Не знаю, какое направление принял бы этот процесс при жизни Александра. По вступлении на престол Николая рухнулось все это здание, составленное из флигелей Аракчеевского и Голицынского. Царствовать начал российский самодержец, а не добрый наш угодник Запада, спрашивавший: что говорят обо мне в салоне мадам Сталь? Как отзовется Шатобриан? Пали и исчезли и протестантские иезуиты с своими библиями, из которых черкесы делали патроны, и с трактатами, пославшими не одного человека в дом умалишенных. Пали и исчезли Фотий и другие монахи, полуплуты и полудураки!

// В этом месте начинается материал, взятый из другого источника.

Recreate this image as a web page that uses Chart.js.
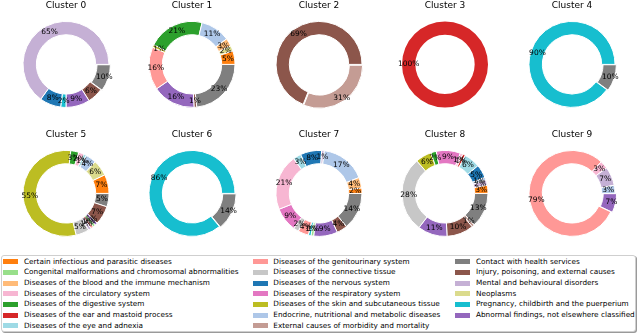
<!DOCTYPE html>
<html><head><meta charset="utf-8">
<script src="https://cdn.jsdelivr.net/npm/chart.js@4"></script>
<style>
html,body{margin:0;padding:0;background:#fff;width:640px;height:335px;overflow:hidden;font-family:"DejaVu Sans",sans-serif;}
#wrap{position:relative;width:640px;height:335px;}
canvas.pie{position:absolute;}
#legendBox{position:absolute;left:1px;top:255px;width:635px;height:77px;border:1px solid #cfcfcf;border-radius:3px;box-shadow:1px 1px 0 #9a9a9a;box-sizing:border-box;background:#fff;}
.lt{position:absolute;font-size:7.3px;color:#000;white-space:nowrap;line-height:8px;height:8px;}
.sw{position:absolute;width:15px;height:5px;}
</style></head>
<body><div id="wrap"><div id="legendBox"></div></div>
<script>
// Categories (legend order)
const categories = [
  "Certain infectious and parasitic diseases",
  "Congenital malformations and chromosomal abnormalities",
  "Diseases of the blood and the immune mechanism",
  "Diseases of the circulatory system",
  "Diseases of the digestive system",
  "Diseases of the ear and mastoid process",
  "Diseases of the eye and adnexia",
  "Diseases of the genitourinary system",
  "Diseases of the connective tissue",
  "Diseases of the nervous system",
  "Diseases of the respiratory system",
  "Diseases of the skin and subcutaneous tissue",
  "Endocrine, nutritional and metabolic diseases",
  "External causes of morbidity and mortality",
  "Contact with health services",
  "Injury, poisoning, and external causes",
  "Mental and behavioural disorders",
  "Neoplasms",
  "Pregnancy, childbirth and the puerperium",
  "Abnormal findings, not elsewhere classified"
];
const categoryColors = [
  "#ff7f0e","#98df8a","#ffbb78","#f7b6d2","#2ca02c","#d62728","#9edae5",
  "#ff9896","#c7c7c7","#1f77b4","#e377c2","#bcbd22","#aec7e8","#c49c94",
  "#7f7f7f","#8c564b","#c5b0d5","#dbdb8d","#17becf","#9467bd"
];

// Per-cluster slices (category index, clockwise from 3 o'clock) and percentages
const c0Cats = [14,15,19,18,9,16];            const c0Vals = [10,6,9,2,8,65];
const c1Cats = [14,15,19,7,11,4,12,2,17,0];   const c1Vals = [23,1,16,16,1,21,11,3,2,5];
const c2Cats = [13,15];                       const c2Vals = [31,69];
const c3Cats = [5];                           const c3Vals = [100];
const c4Cats = [14,18];                       const c4Vals = [10,90];
const c5Cats = [14,15,19,1,7,16,8,11,4,3,6,12,17,0];
const c5Vals = [5,7,1,1,1,1,5,55,3,2,1,4,6,7];
const c6Cats = [14,18];                       const c6Vals = [14,86];
const c7Cats = [14,15,19,1,18,7,8,10,3,6,9,16,12,2,0];
const c7Vals = [14,4,9,1,1,4,2,9,21,3,8,1,17,4,2];
const c8Cats = [14,13,15,19,8,11,4,10,3,5,6,9,12,16,0];
const c8Vals = [13,1,10,11,28,6,2,9,1,1,6,5,1,2,3];
const c9Cats = [19,7,3,16,12];                const c9Vals = [7,79,3,7,3];
const explodedClusters = [0,2,4,6,9];

const clusterCats = [c0Cats,c1Cats,c2Cats,c3Cats,c4Cats,c5Cats,c6Cats,c7Cats,c8Cats,c9Cats];
const clusterVals = [c0Vals,c1Vals,c2Vals,c3Vals,c4Vals,c5Vals,c6Vals,c7Vals,c8Vals,c9Vals];

const wrap = document.getElementById('wrap');

const pctLabels = {
  id: 'pctLabels',
  afterDatasetsDraw(chart) {
    const ctx = chart.ctx;
    const meta = chart.getDatasetMeta(0);
    const ds = chart.data.datasets[0];
    ctx.save();
    ctx.font = '7.5px "DejaVu Sans"';
    ctx.fillStyle = '#000';
    ctx.textAlign = 'center';
    ctx.textBaseline = 'middle';
    meta.data.forEach((arc, i) => {
      const p = arc.getProps(['x','y','startAngle','endAngle','innerRadius','outerRadius'], true);
      const mid = (p.startAngle + p.endAngle) / 2;
      const off = (ds.offset && ds.offset[i]) || 0;
      const r = (p.innerRadius + p.outerRadius) / 2 + off;
      ctx.fillText(ds.data[i] + '%', p.x + Math.cos(mid) * r, p.y + Math.sin(mid) * r);
    });
    ctx.restore();
  }
};

for (let k = 0; k < 10; k++) {
  const col = k % 5, row = Math.floor(k / 5);
  const cx = 66 + 126.4 * col;
  const cv = document.createElement('canvas');
  cv.className = 'pie';
  cv.width = 126; cv.height = 118;
  cv.style.left = (cx - 63) + 'px';
  cv.style.top = (row ? 129 : 0) + 'px';
  wrap.appendChild(cv);
  const cats = clusterCats[k], vals = clusterVals[k];
  const exploded = explodedClusters.includes(k);
  new Chart(cv, {
    type: 'doughnut',
    data: {
      labels: cats.map(i => categories[i]),
      datasets: [{
        data: vals,
        backgroundColor: cats.map(i => categoryColors[i]),
        borderColor: '#ffffff',
        borderWidth: vals.length > 1 ? 1 : 0,
        offset: vals.map((v, i) => (exploded && i === 0) ? 4 : 0),
        hoverOffset: 0
      }]
    },
    options: {
      responsive: false,
      animation: false,
      events: [],
      rotation: 90,
      cutout: '69%',
      radius: 43,
      layout: { padding: 0 },
      plugins: {
        legend: { display: false },
        tooltip: { enabled: false },
        title: {
          display: true,
          text: 'Cluster ' + k,
          color: '#000',
          font: { family: 'DejaVu Sans', size: 9, weight: 'normal' },
          padding: { top: 0, bottom: 0 }
        }
      }
    },
    plugins: [pctLabels]
  });
}

// Legend (3 columns, column-major)
const colPatchX = [3.3, 253.3, 455];
const colTextX = [24, 273.3, 476];
for (let i = 0; i < categories.length; i++) {
  const c = Math.floor(i / 7), r = i % 7;
  const yc = 261.7 + 10.67 * r;
  const sw = document.createElement('div');
  sw.className = 'sw';
  sw.style.left = colPatchX[c] + 'px';
  sw.style.top = (yc - 2.5) + 'px';
  sw.style.background = categoryColors[i];
  wrap.appendChild(sw);
  const t = document.createElement('div');
  t.className = 'lt';
  t.style.left = colTextX[c] + 'px';
  t.style.top = (yc - 4) + 'px';
  t.textContent = categories[i];
  wrap.appendChild(t);
}
</script>
</body></html>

Николай Павлович умер, и его можно хвалить без зазрения совести. Скажу прямо и от души: и он и его внутреннее правление России было лучше Александрова. Александр был чужд и неприступен своему народу; он рисовался и кокетничал, а дела не делал; разумею последние его годы. Вдруг, бывало, падет на кого-нибудь немилость: не давать ходу! — был технический термин этой инквизиции. Явишься к какому-нибудь министру, требуешь если не правосудия, то объяснения, ответа. Нет ответа: пожимают плечами. Наконец добьешься: «ступайте к графу Алексею Андреевичу». А этот был неприступен, как китайский богдыхан. При Николае поступали иногда крутенько, но скоро и решительно. При каком-либо доносе, промахе или недоразумении, идешь к фон Фоку или к Дубельту или прямо к Бенкендорфу и к Орлову, объяснишь дело, оправдаешься или получишь замечание; тем и кончится. Как часто Николай просил прощения у особ, обиженных им в пылу гнева или нетерпения! Александр, чувствуя свою вину, усугублял немилость и гонения, чтоб загладить ее. Внешняя политика дело иное. Александр был в ней тем, чем должен быть великий дипломат: византийский грек, двойной плут. Сладил бы он добром с Наполеоном! Надул, столкнул и отмстил. Честный, благородный, чуждый притворства Николай пошел бы на врага, и, как рыцарь XIII века со щитом и копьем правды, он встретил бы штуцера Минье. Уже теперь (в июле 1858-го) начинает заниматься для Николая заря правды. Со временем он явится в истории во всем своем блеске, чести и доблести.